Malgré des textes quelque peu lassants, le travail de Shannon Bool resplendit dans ce catalogue d’exposition, objet soigné et riche des reproductions de son œuvre.

Beau livre

Malgré des textes quelque peu lassants, le travail de Shannon Bool resplendit dans ce catalogue d’exposition, objet soigné et riche des reproductions de son œuvre.

Les catalogues d’exposition sont souvent d’épineux objets tant on ne sait comment les penser et les concevoir. Faits sur le coin d’une table, pour la forme, ils sont rachitiques et truffés de textes où la tête travaille plus que le cœur, et seraient adressés davantage aux bons soins d’un service d’archives à destination de brillants chercheurs qu’à un lectorat passionné et amoureux des affaires de l’art, «débouch[ant] sur des régions où ne domine ni le temps, ni l’espace», comme disait Marcel Duchamp.

Le catalogue Bombshell de l’artiste canadienne Shannon Bool, dont l’exposition a été produite par le Musée d’art de Joliette, n’évite pas les écueils propres à cet exercice bien que l’objet soit d’une finesse d’exécution et d’une générosité en termes de matériaux et d’œuvres présentées. Ce qui est étonnant et pour le moins rare dans un contexte subventionnaire, couplé aux problèmes d’une main-d’œuvre changeante et parfois peu au fait des choses de l’édition. En ce qui concerne le Musée d’art de Joliette, rien à craindre de ce point de vue, d’autant plus que l’institution a bénéficié de l’aide de plusieurs collaborateurs consolidant la richesse de l’ouvrage. C’est plutôt du côté des essais que l’intérêt se voit diminué. J’y reviendrai.

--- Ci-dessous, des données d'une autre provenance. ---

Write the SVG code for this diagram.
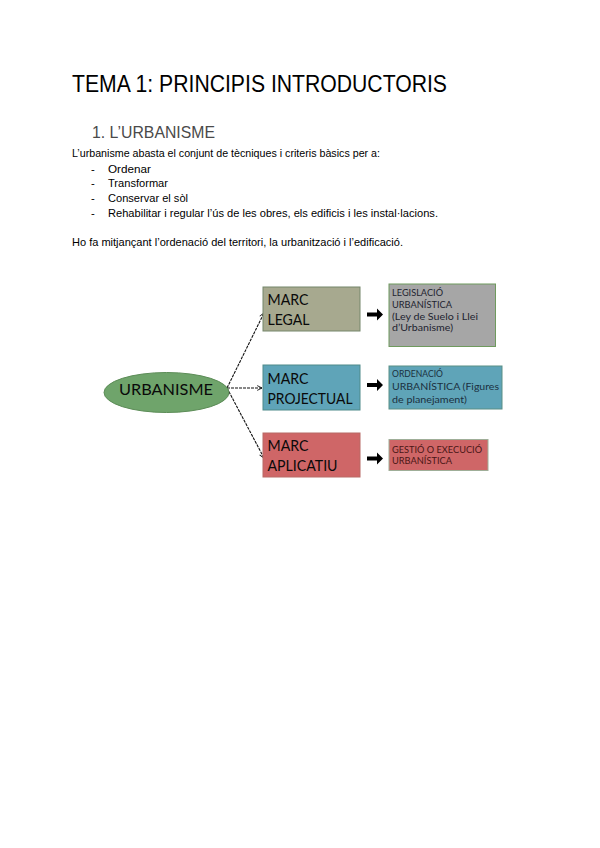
<svg xmlns="http://www.w3.org/2000/svg" width="600" height="848" viewBox="0 0 600 848">
<style>
.title{font-family:"Liberation Sans",Arial,sans-serif;font-size:23px;fill:#000}
.sub{font-family:"Liberation Sans",Arial,sans-serif;font-size:17px;fill:#4a4a4a}
.body{font-family:"Liberation Sans",Arial,sans-serif;font-size:11.3px;fill:#000}
.big{font-family:Lato,"Open Sans",sans-serif;font-size:16px;fill:#0a0a0a}
.small{font-family:Lato,"Open Sans",sans-serif;font-size:9.8px}
.conn{stroke:#111;stroke-width:1.1;stroke-dasharray:3 1;fill:none}
.blk{fill:#000}
</style>
<defs>
<marker id="ah" viewBox="0 0 10 10" refX="9" refY="5" markerWidth="6" markerHeight="6" orient="auto" markerUnits="userSpaceOnUse">
<path d="M1,1 L9,5 L1,9" fill="none" stroke="#111" stroke-width="1.5"/>
</marker>
</defs>
<rect width="600" height="848" fill="#fff"/>
<g id="header">
<text class="title" x="72" y="92" textLength="375" lengthAdjust="spacingAndGlyphs">TEMA 1: PRINCIPIS INTRODUCTORIS</text>
<text class="sub" x="92" y="137.5" textLength="123" lengthAdjust="spacingAndGlyphs">1. L’URBANISME</text>
<text class="body" x="72" y="157" textLength="308" lengthAdjust="spacingAndGlyphs">L’urbanisme abasta el conjunt de tècniques i criteris bàsics per a:</text>
<text class="body" x="91" y="172.5">-</text>
<text class="body" x="108" y="172.5" textLength="43" lengthAdjust="spacingAndGlyphs">Ordenar</text>
<text class="body" x="91" y="187">-</text>
<text class="body" x="108" y="187" textLength="60" lengthAdjust="spacingAndGlyphs">Transformar</text>
<text class="body" x="91" y="201.5">-</text>
<text class="body" x="108" y="201.5" textLength="80" lengthAdjust="spacingAndGlyphs">Conservar el sòl</text>
<text class="body" x="91" y="216.5">-</text>
<text class="body" x="108" y="216.5" textLength="330" lengthAdjust="spacingAndGlyphs">Rehabilitar i regular l’ús de les obres, els edificis i les instal·lacions.</text>
<text class="body" x="72" y="246" textLength="331" lengthAdjust="spacingAndGlyphs">Ho fa mitjançant l’ordenació del territori, la urbanització i l’edificació.</text>
</g>
<g id="connectors">
<path class="conn" d="M227,388 L264,313" marker-end="url(#ah)"/>
<path class="conn" d="M227,388 L262,388" marker-end="url(#ah)"/>
<path class="conn" d="M227,388 L264,458" marker-end="url(#ah)"/>
<path class="blk" d="M367,312.5 h10 v-4 l6,6 l-6,6 v-4 h-10 z"/>
<path class="blk" d="M367,383 h10 v-4 l6,6 l-6,6 v-4 h-10 z"/>
<path class="blk" d="M367,456.5 h10 v-4 l6,6 l-6,6 v-4 h-10 z"/>
</g>
<g id="urbanisme">
<ellipse cx="166.5" cy="392.5" rx="62.5" ry="20" fill="#6fa46b" stroke="#5c8c57" stroke-width="1"/>
<text class="big" x="166" y="394.5" text-anchor="middle" font-size="17" textLength="94" lengthAdjust="spacingAndGlyphs" fill="#0e1812">URBANISME</text>
</g>
<g id="marc-legal">
<rect x="263" y="287" width="97" height="44" fill="#a7a98f" stroke="#74866b" stroke-width="1"/>
<text class="big" x="267.5" y="305" textLength="41" lengthAdjust="spacingAndGlyphs">MARC</text>
<text class="big" x="267.5" y="324.5" textLength="42" lengthAdjust="spacingAndGlyphs">LEGAL</text>
</g>
<g id="marc-projectual">
<rect x="263" y="365" width="97" height="45" fill="#5fa4b8" stroke="#4f8a8a" stroke-width="1"/>
<text class="big" x="267.5" y="383.5" textLength="41" lengthAdjust="spacingAndGlyphs">MARC</text>
<text class="big" x="267.5" y="403.5" textLength="85" lengthAdjust="spacingAndGlyphs">PROJECTUAL</text>
</g>
<g id="marc-aplicatiu">
<rect x="263" y="433" width="97" height="44" fill="#cf6667" stroke="#b86a66" stroke-width="1"/>
<text class="big" x="267.5" y="450.5" textLength="41" lengthAdjust="spacingAndGlyphs">MARC</text>
<text class="big" x="267.5" y="470.5" textLength="70" lengthAdjust="spacingAndGlyphs">APLICATIU</text>
</g>
<g id="legislacio">
<rect x="389" y="284" width="106.5" height="62.5" fill="#a6a6a6" stroke="#6f9a5e" stroke-width="1"/>
<text class="small" x="392" y="295.5" fill="#1e2430" textLength="51" lengthAdjust="spacingAndGlyphs">LEGISLACIÓ</text>
<text class="small" x="392" y="308" fill="#1e2430" textLength="60" lengthAdjust="spacingAndGlyphs">URBANÍSTICA</text>
<text class="small" x="392" y="319.7" fill="#1e2430" textLength="86" lengthAdjust="spacingAndGlyphs">(Ley de Suelo i Llei</text>
<text class="small" x="392" y="331.3" fill="#1e2430" textLength="61" lengthAdjust="spacingAndGlyphs">d’Urbanisme)</text>
</g>
<g id="ordenacio">
<rect x="389" y="366" width="113" height="43" fill="#5fa4b8" stroke="#5a8f86" stroke-width="1"/>
<text class="small" x="392" y="376.5" fill="#1b3040" textLength="51" lengthAdjust="spacingAndGlyphs">ORDENACIÓ</text>
<text class="small" x="392" y="389.5" fill="#1b3040" textLength="107" lengthAdjust="spacingAndGlyphs">URBANÍSTICA (Figures</text>
<text class="small" x="392" y="402.5" fill="#1b3040" textLength="75" lengthAdjust="spacingAndGlyphs">de planejament)</text>
</g>
<g id="gestio">
<rect x="389" y="439.5" width="99" height="31" fill="#cf6667" stroke="#9fae98" stroke-width="1"/>
<text class="small" x="392" y="452.7" fill="#4a1616" textLength="90" lengthAdjust="spacingAndGlyphs">GESTIÓ O EXECUCIÓ</text>
<text class="small" x="392" y="463.5" fill="#4a1616" textLength="60" lengthAdjust="spacingAndGlyphs">URBANÍSTICA</text>
</g>
</svg>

Shannon Bool est une artiste multidisciplinaire réunissant dans sa pratique la tapisserie, le tapis, le photogramme, la sculpture, l’installation et la peinture, inscrite dans une tradition artisanale possédant au cœur de ses œuvres les «récit[s] oublié[s] porteur[s] de préjugés sociaux». La jaquette en toile épaisse à l’effigie d’une tapisserie de l’artiste offre une entrée en matière probante et significative de ce qui nous attend esthétiquement par la suite. Le poids du papier semi-glacé et la qualité de la reliure donnent la possibilité d’une mise à plat complète de l’ouvrage, qui permet au lecteur d’observer pleinement les doubles pages, vues d’installation impeccables d’un point de vue technique captant l’imposant travail de Bool.

Modernité(s)

Qu’elle passe par le collage ou le tissage, Bool, appuyant ses réflexions sur le travail de Picasso et de Le Corbusier, tente une «réponse féministe à la connaissance charnelle du modernisme». Les collages de la série Bombshell représentent des femmes nues traversées en surimpression des croquis d’un projet architectural inabouti de Le Corbusier pour la ville d’Alger. Cette touche érotique, qui n’en est pas vraiment une et qui, dans un même élan, questionne ses fondements, recèle une parenté avec la collagiste britannique Linder Sterling, digne de sa force ironique.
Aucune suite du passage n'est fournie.